Campfire Under the Northern Lights


My fingers and toes were definitely frozen, and likely about to get frostbite, so I took off my gloves and boots and put my extremities in the fire. It was kind of ironic seeing fire on ice, and even more mind boggling to see it under the Northern Lights. Once everyone was situated around the fire, Thomas announced the "dinner menu" which consisted of the choice between sweet and sour pork, some sort of chicken, cod in a curry cream sauce, and the vegetarian option, couscous and spinach. Then they went off to "make dinner", which was done by adding hot water to the freeze dried food and mixing it until it became soft. I had the vegetarian option, and it was actually pretty good!

Northern Lights Pit Stops


Just when I thought the chase was over after seeing such a spectacular show, Thomas told the bus driver to stop because he saw some activity on his tracker. As much as I was ready to go take a hot shower and sleep, I appreciated his enthusiasm for getting us as many opportunities to see the lights as possible. We pulled to the side of the road and got out, where we saw some more Northern Lights although they weren't nearly as strong as the last ones.

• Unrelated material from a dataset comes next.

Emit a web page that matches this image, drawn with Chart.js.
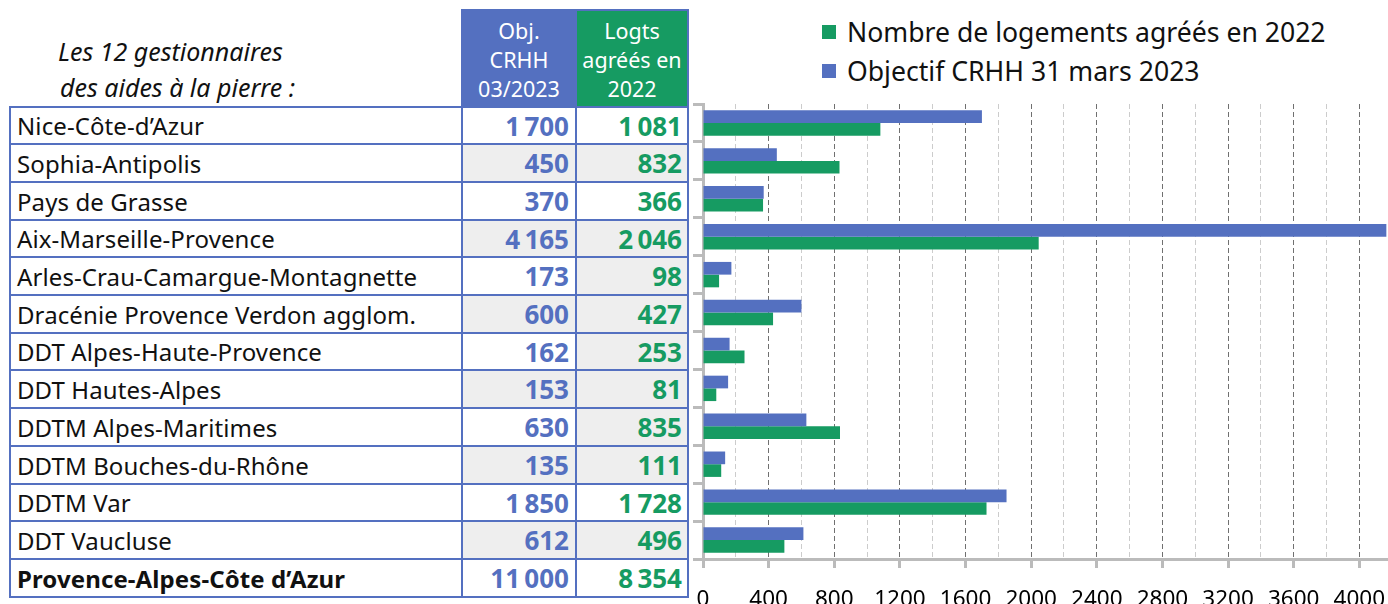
<!DOCTYPE html>
<html lang="fr">
<head>
<meta charset="utf-8">
<script src="https://cdn.jsdelivr.net/npm/chart.js@4"></script>
<style>
  html, body { margin: 0; padding: 0; background: #fff; overflow: hidden; }
  body { width: 1388px; height: 604px; position: relative; font-family: "Noto Sans", sans-serif; }
  .cell { position: absolute; box-sizing: border-box; border: 2px solid #5470c0; display: flex; align-items: center; white-space: nowrap; }
  .lbl { font-size: 24px; color: #111; padding-left: 6px; justify-content: flex-start; letter-spacing: 0.1px; }
  .num { font-size: 26px; font-weight: bold; justify-content: flex-end; padding-right: 5px; }
  .head { color: #fff; font-size: 21.5px; line-height: 29px; text-align: center; justify-content: center; padding-top: 2px; }
  .intro { position: absolute; font-style: italic; font-size: 25px; color: #111; }
  #legend { position: absolute; left: 822px; top: 12px; font-size: 26.6px; color: #111; }
  #legend div { display: flex; align-items: center; height: 39px; }
  #legend span.box { width: 14px; height: 14px; margin-right: 11px; }
  #wrap { position: absolute; left: 690px; top: 0; width: 698px; height: 632px; }
</style>
</head>
<body>
<div class="intro" style="left:58px; top:34px;">Les 12 gestionnaires</div>
<div class="intro" style="left:60px; top:70px;">des aides à la pierre :</div>
<div id="table"></div>
<div id="legend"></div>
<div id="wrap"><canvas id="chart"></canvas></div>
<script>
const categories = [
  'Nice-Côte-d’Azur',
  'Sophia-Antipolis',
  'Pays de Grasse',
  'Aix-Marseille-Provence',
  'Arles-Crau-Camargue-Montagnette',
  'Dracénie Provence Verdon agglom.',
  'DDT Alpes-Haute-Provence',
  'DDT Hautes-Alpes',
  'DDTM Alpes-Maritimes',
  'DDTM Bouches-du-Rhône',
  'DDTM Var',
  'DDT Vaucluse',
];
const objectifs = [1700, 450, 370, 4165, 173, 600, 162, 153, 630, 135, 1850, 612];
const logements = [1081, 832, 366, 2046, 98, 427, 253, 81, 835, 111, 1728, 496];
const totalLabel = 'Provence-Alpes-Côte d’Azur';
const xTicks = [0, 200, 400, 600, 800, 1000, 1200, 1400, 1600, 1800, 2000, 2200, 2400, 2600, 2800, 3000, 3200, 3400, 3600, 3800, 4000];
// grey background pattern of the two number columns, row by row
const greyObj = [0, 1, 0, 1, 0, 1, 0, 1, 0, 1, 0, 1];
const greyLog = [0, 1, 0, 1, 1, 1, 1, 1, 1, 1, 0, 1];

const BLUE = '#5470c0';
const GREEN = '#169b62';

const fmt = (n) => String(n).replace(/\B(?=(\d{3})+(?!\d))/g, '\u202f');

// table
const table = document.getElementById('table');
const cols = [[10, 452], [462, 114], [576, 112]];
const ROW0 = 106.5;
const ROWH = 37.7;

function cell(x, y, w, h, cls, html, style) {
  const d = document.createElement('div');
  d.className = 'cell ' + cls;
  const top = Math.round(y) - 1;
  d.style.left = (x - 1) + 'px';
  d.style.top = top + 'px';
  d.style.width = (w + 2) + 'px';
  d.style.height = (Math.round(y + h) + 1 - top) + 'px';
  if (style) Object.assign(d.style, style);
  d.innerHTML = html;
  table.appendChild(d);
}

cell(cols[1][0], 10, cols[1][1], ROW0 - 10, 'head', 'Obj.<br>CRHH<br>03/2023', { background: BLUE });
cell(cols[2][0], 10, cols[2][1], ROW0 - 10, 'head', 'Logts<br>agréés en<br>2022', { background: GREEN });

const rows = categories.map((c, i) => [c, objectifs[i], logements[i], greyObj[i], greyLog[i]]);
rows.push([totalLabel, objectifs.reduce((a, b) => a + b, 0), logements.reduce((a, b) => a + b, 0), 0, 0]);

rows.forEach(([name, o, l, go, gl], i) => {
  const y = ROW0 + i * ROWH;
  const last = i === rows.length - 1;
  cell(cols[0][0], y, cols[0][1], ROWH, 'lbl', name, { fontWeight: last ? 'bold' : 'normal', background: '#fff' });
  cell(cols[1][0], y, cols[1][1], ROWH, 'num', fmt(o), { color: BLUE, background: go ? '#eeeeee' : '#fff', paddingRight: '6px' });
  cell(cols[2][0], y, cols[2][1], ROWH, 'num', fmt(l), { color: GREEN, background: gl ? '#eeeeee' : '#fff' });
});

const major = (ctx) => ctx.tick && ctx.tick.value % 400 === 0;

// chart
const chart = new Chart(document.getElementById('chart'), {
  type: 'bar',
  data: {
    labels: categories,
    datasets: [
      { label: 'Objectif CRHH 31 mars 2023', data: objectifs, backgroundColor: BLUE },
      { label: 'Nombre de logements agréés en 2022', data: logements, backgroundColor: GREEN },
    ],
  },
  options: {
    indexAxis: 'y',
    responsive: true,
    maintainAspectRatio: false,
    animation: false,
    categoryPercentage: 0.67,
    barPercentage: 1,
    layout: { padding: { left: 3, top: 104, right: 0, bottom: 0 } },
    plugins: { legend: { display: false }, tooltip: { enabled: false } },
    scales: {
      x: {
        min: 0,
        max: 4175,
        afterBuildTicks: (scale) => {
          scale.ticks = xTicks.map((v) => ({ value: v }));
        },
        border: { color: '#bbb', width: 3, dash: [5, 3] },
        grid: {
          color: (ctx) => (major(ctx) ? '#707070' : '#cccccc'),
          tickColor: (ctx) => (major(ctx) ? '#bbb' : 'rgba(0,0,0,0)'),
          tickLength: 9,
          tickWidth: 3,
          lineWidth: 1,
        },
        ticks: {
          maxRotation: 0,
          autoSkip: false,
          padding: 0,
          color: '#000',
          font: { family: 'Noto Sans', size: 22.5, lineHeight: '64px' },
          callback: (v) => (v % 400 === 0 ? String(v) : ''),
        },
      },
      y: {
        border: { color: '#bbb', width: 3 },
        grid: { drawOnChartArea: false, color: '#bbb', tickLength: 10, lineWidth: 3 },
        ticks: { display: false },
      },
    },
  },
});

// legend, green first as in the reference
const legend = document.getElementById('legend');
chart.data.datasets.slice().reverse().forEach((ds) => {
  const row = document.createElement('div');
  row.innerHTML = '<span class="box" style="background:' + ds.backgroundColor + '"></span>' + ds.label;
  legend.appendChild(row);
});
</script>
</body>
</html>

It was a magical evening to say the least. I didn't fully realize just how rare and special it was to see the Northern Lights so strong and actively dancing until I realized everyone was talking about "the lights last Tuesday" two days later (I have no sense of what day of the week it is). What was even more special to me was that the Sami man leading my Reindeer sledding tour told me that usually when the lights dance like that, it means your ancestors are looking out for you, and with the strong connection I had with my grandfather, I wouldn't be surprised if he was up to some universal shenanigans!